Baselines and compliance monitoring
Dynamism — businesses need the flexibility to adapt and today’s computing systems are nothing if not flexible. Unfortunately, dynamism comes with a price: the risks and challenges of instability. Compared to the old mainframe era, where change was slow and gated and systems were isolated islands, today’s computing landscape is fast-moving, change is often introduced by end users, and systems are highly-connected and unstable. Poorly managed change, known in the trade as “configuration drift,” is the enemy of systems stability.
Baselines are a commonly-used method for thinking about and monitoring change in dynamic environments. Broadly speaking, you can use baselines in two ways: 1) to characterize change from a known state; and 2) monitoring compliance with an independent standard.
SCCM – Desired Configuration Management
This series discusses a powerful tool that organizations can use to get a better handle on the state of their enterprise IT environments. Desired Configuration Management (DCM), as this useful tool is somewhat inelegantly known, is built into Microsoft’s Systems Center Configuration Manager (SCCM). While SCCM is widely used in contemporary business to manage software distribution and operating system builds, DCM is less understood and used. Once mastered, however, it offers X-ray vision into an organization’s IT assets.
The first three parts of this series take a detailed look at the use of DCM for a specific business need: ensuring that an organization’s laptops meet a company-mandated security baseline.
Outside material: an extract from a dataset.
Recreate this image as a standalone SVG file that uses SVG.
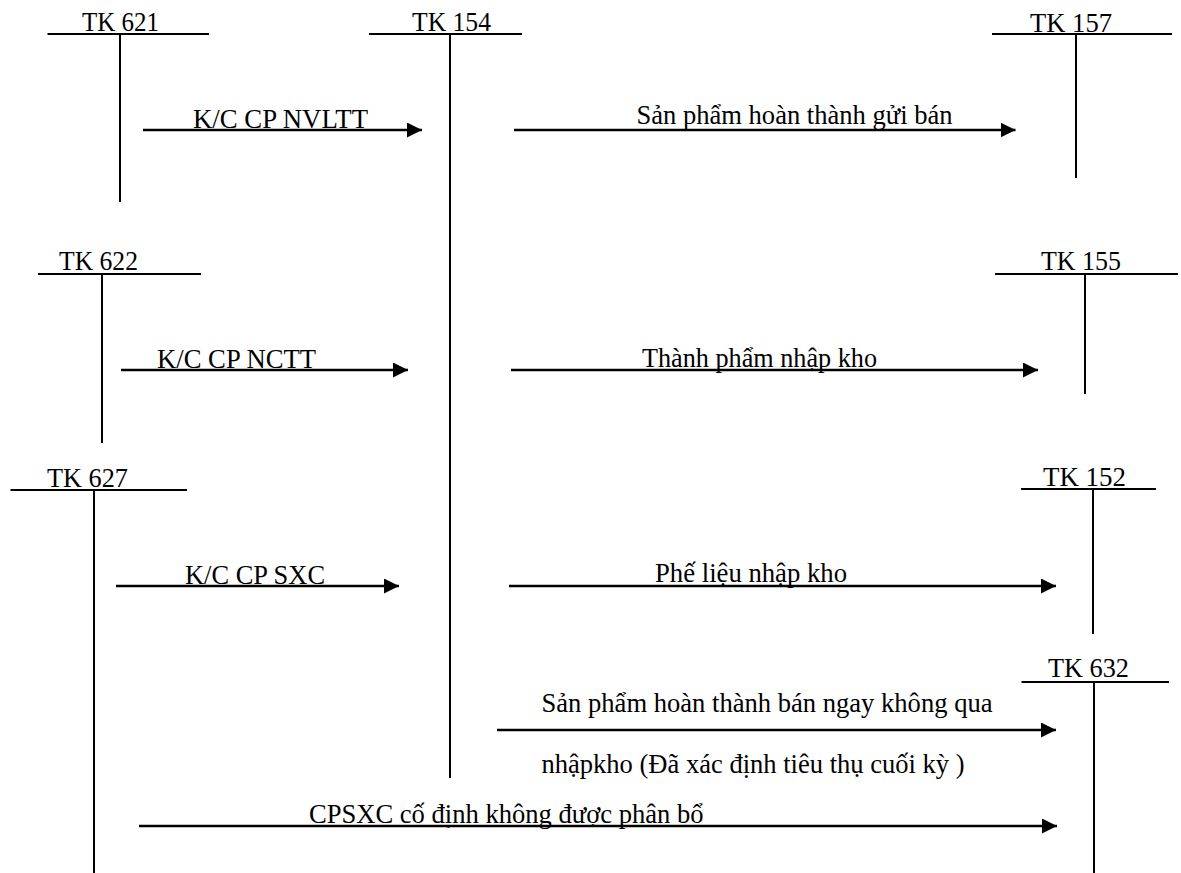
<svg xmlns="http://www.w3.org/2000/svg" width="1181" height="873" viewBox="0 0 1181 873">
<style>
  .bg { fill: #ffffff; }
  .tl { stroke: #000; stroke-width: 2; fill: none; }
  .lbl { font-family: "Liberation Serif", "Times New Roman", serif; font-size: 26.5px; fill: #000; }
  .arr { stroke: #000; stroke-width: 2.5; fill: none; marker-end: url(#ah); }
</style>
<defs>
  <marker id="ah" viewBox="0 0 15 15" refX="15" refY="7.5" markerWidth="15" markerHeight="15" markerUnits="userSpaceOnUse" orient="auto">
    <path d="M0,0 L15,7.5 L0,15 Z" fill="#000"/>
  </marker>
</defs>
<rect class="bg" x="0" y="0" width="1181" height="873"/>

<g id="tk621">
  <line class="tl" x1="47.5" y1="34" x2="209" y2="34"/>
  <line class="tl" x1="120" y1="34" x2="120" y2="202"/>
  <text class="lbl" x="82" y="31" textLength="77" lengthAdjust="spacingAndGlyphs">TK 621</text>
</g>
<g id="tk154">
  <line class="tl" x1="369" y1="34" x2="522" y2="34"/>
  <line class="tl" x1="450" y1="34" x2="450" y2="778"/>
  <text class="lbl" x="412" y="31" textLength="79" lengthAdjust="spacingAndGlyphs">TK 154</text>
</g>
<g id="tk157">
  <line class="tl" x1="992" y1="34" x2="1172" y2="34"/>
  <line class="tl" x1="1076" y1="34" x2="1076" y2="178"/>
  <text class="lbl" x="1030" y="32" textLength="82" lengthAdjust="spacingAndGlyphs">TK 157</text>
</g>
<g id="tk622">
  <line class="tl" x1="38" y1="274" x2="201" y2="274"/>
  <line class="tl" x1="102" y1="274" x2="102" y2="443"/>
  <text class="lbl" x="59" y="270" textLength="79" lengthAdjust="spacingAndGlyphs">TK 622</text>
</g>
<g id="tk155">
  <line class="tl" x1="995" y1="274" x2="1178" y2="274"/>
  <line class="tl" x1="1085" y1="274" x2="1085" y2="394"/>
  <text class="lbl" x="1041" y="270" textLength="80" lengthAdjust="spacingAndGlyphs">TK 155</text>
</g>
<g id="tk627">
  <line class="tl" x1="10.5" y1="490" x2="187" y2="490"/>
  <line class="tl" x1="94" y1="490" x2="94" y2="873"/>
  <text class="lbl" x="47" y="487" textLength="81" lengthAdjust="spacingAndGlyphs">TK 627</text>
</g>
<g id="tk152">
  <line class="tl" x1="1021" y1="489" x2="1156" y2="489"/>
  <line class="tl" x1="1093" y1="489" x2="1093" y2="634"/>
  <text class="lbl" x="1043" y="486" textLength="83" lengthAdjust="spacingAndGlyphs">TK 152</text>
</g>
<g id="tk632">
  <line class="tl" x1="1021.5" y1="682" x2="1169" y2="682"/>
  <line class="tl" x1="1094" y1="682" x2="1094" y2="873"/>
  <text class="lbl" x="1048" y="677" textLength="81" lengthAdjust="spacingAndGlyphs">TK 632</text>
</g>

<g id="connectors">
  <line class="arr" x1="143" y1="130" x2="422" y2="130"/>
  <line class="arr" x1="514" y1="130" x2="1015.5" y2="130"/>
  <line class="arr" x1="121" y1="370" x2="408" y2="370"/>
  <line class="arr" x1="511" y1="370" x2="1038" y2="370"/>
  <line class="arr" x1="116" y1="586" x2="399" y2="586"/>
  <line class="arr" x1="509" y1="586" x2="1056" y2="586"/>
  <line class="arr" x1="497" y1="730" x2="1056" y2="730"/>
  <line class="arr" x1="139" y1="826" x2="1057" y2="826"/>
</g>

<g id="labels">
  <text class="lbl" x="193" y="128" textLength="175" lengthAdjust="spacingAndGlyphs">K/C CP NVLTT</text>
  <text class="lbl" x="636.5" y="124" textLength="316" lengthAdjust="spacingAndGlyphs">Sản phẩm hoàn thành gửi bán</text>
  <text class="lbl" x="157" y="368" textLength="159" lengthAdjust="spacingAndGlyphs">K/C CP NCTT</text>
  <text class="lbl" x="642" y="366.5" textLength="235" lengthAdjust="spacingAndGlyphs">Thành phẩm nhập kho</text>
  <text class="lbl" x="185" y="584" textLength="140" lengthAdjust="spacingAndGlyphs">K/C CP SXC</text>
  <text class="lbl" x="655" y="581.5" textLength="192" lengthAdjust="spacingAndGlyphs">Phế liệu nhập kho</text>
  <text class="lbl" x="541.5" y="711.5" textLength="451" lengthAdjust="spacingAndGlyphs">Sản phẩm hoàn thành bán ngay không qua</text>
  <text class="lbl" x="541.5" y="773" textLength="423" lengthAdjust="spacingAndGlyphs">nhậpkho (Đã xác định tiêu thụ cuối kỳ )</text>
  <text class="lbl" x="309" y="823" textLength="394.5" lengthAdjust="spacingAndGlyphs">CPSXC cố định không được phân bổ</text>
</g>
</svg>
We’ll learn what a baseline is, how to set one up, give concrete examples of items to check, and show how to monitor compliance with the baseline. Having learned the low-level details of how DCM works, the series will then move up a level to show how you can download third-party baselines for monitoring such things as US government computer security standards, Energy Star compliance, etc. At the end of this series, you will appreciate the insights that DCM can offer your business, how to write your own compliance monitoring baselines, and how to leverage independently-developed baselines to think creatively about your IT infrastructure.